We’re at the wall, elbow to elbow with each other, swapping ideas in a deeply creative mode. Coming out of that, we find clients trust us in different ways and at a different level. Having a dramatic effect on these client relationships.

Design thinking is industry agnostic, and equally well applied to financial services, manufacturing, healthcare to government services. Anywhere there is a person having experience that is problematic in some way.

Are there technologies aiding the application of design thinking? Or are there situations where technology actually hinders or replaces design?

DP: I don’t think that’s the case. The role of designer as champion of the user and human is a vital role. We are finding some tools helping us understand people at a deeper, more intimate and empathic level. And empathy is at the core of design thinking. How do we get to know people? That’s always going to involve expertise and experience. But yes, our teams are using modern tooling to help with that.

What impact are emerging technologies such as artificial intelligence and advanced analytics having on design?

DP: The AI or cognitive computing space as we call it, is such a priority technology space for IBM with the Watson platform. It’s also an interesting space for designers to work in.

You think about designers creating the experiences of interacting with technology: Cognitive is a whole new kind of technology we haven’t designed interactions for yet in many cases. How are we as regular people, going to interact with things like IBM Watson in 10 years from now? That’s not been invented yet and it’s a wide open space our design teams are hard at work on.

There are whole sets of questions and assumptions on how we interact with technology that will be challenged, turned upside down by the answers that we come to.

What are the potential pitfalls to embracing design thinking?

DP: There’s a tendency and risk you get too enamoured with the practice and let yourself get bogged down by it. One core principle and requirement of delivering technology products and services in this era is that of continuous delivery. We need to be constantly delivering better and better experiences. That’s not necessarily the way design thinking was engineered originally.

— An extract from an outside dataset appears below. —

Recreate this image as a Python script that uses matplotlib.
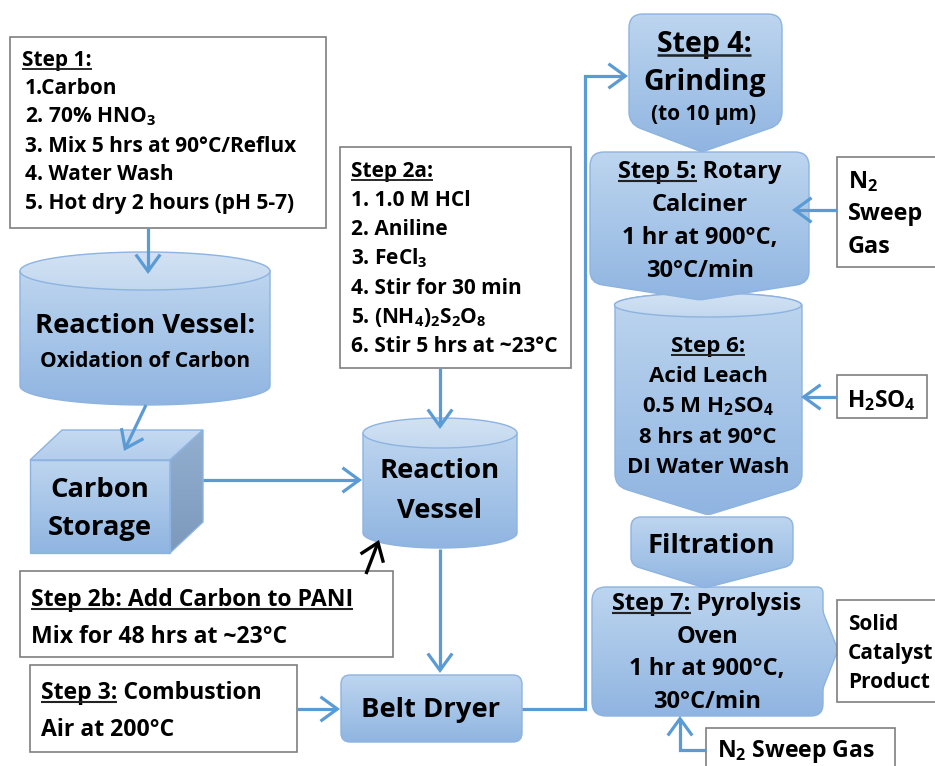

We need to be honing our practice to be more agile, more responsive to the changing needs of users and the market. As with any approach to building something, the tendency is it will take too long. Design thinking we’re finding is well suited to agile and continuous delivery. But left to its own devices, there’s a risk it could slow you down.

What impact or influence can design thinking have on modern marketing? Can it help improve innovation and agility?

DP: Design thinking is closing the gap between products and services teams and our marketers. Because design thinking is about understanding people and creating and telling a great story about them. The experience you are building is really about a story. People who are marketers love a great story. As our teams are creating great user experiences for our technical product, the stories coming out of those experiences translate really well to our marketing stories and outward-facing brand communications.

We see a real synergy between design thinking and marketing.  And our designers are penetrating our company in parts they never have before, like human resources, marketing, the CIO function. All now see how powerful a contribution designers can make.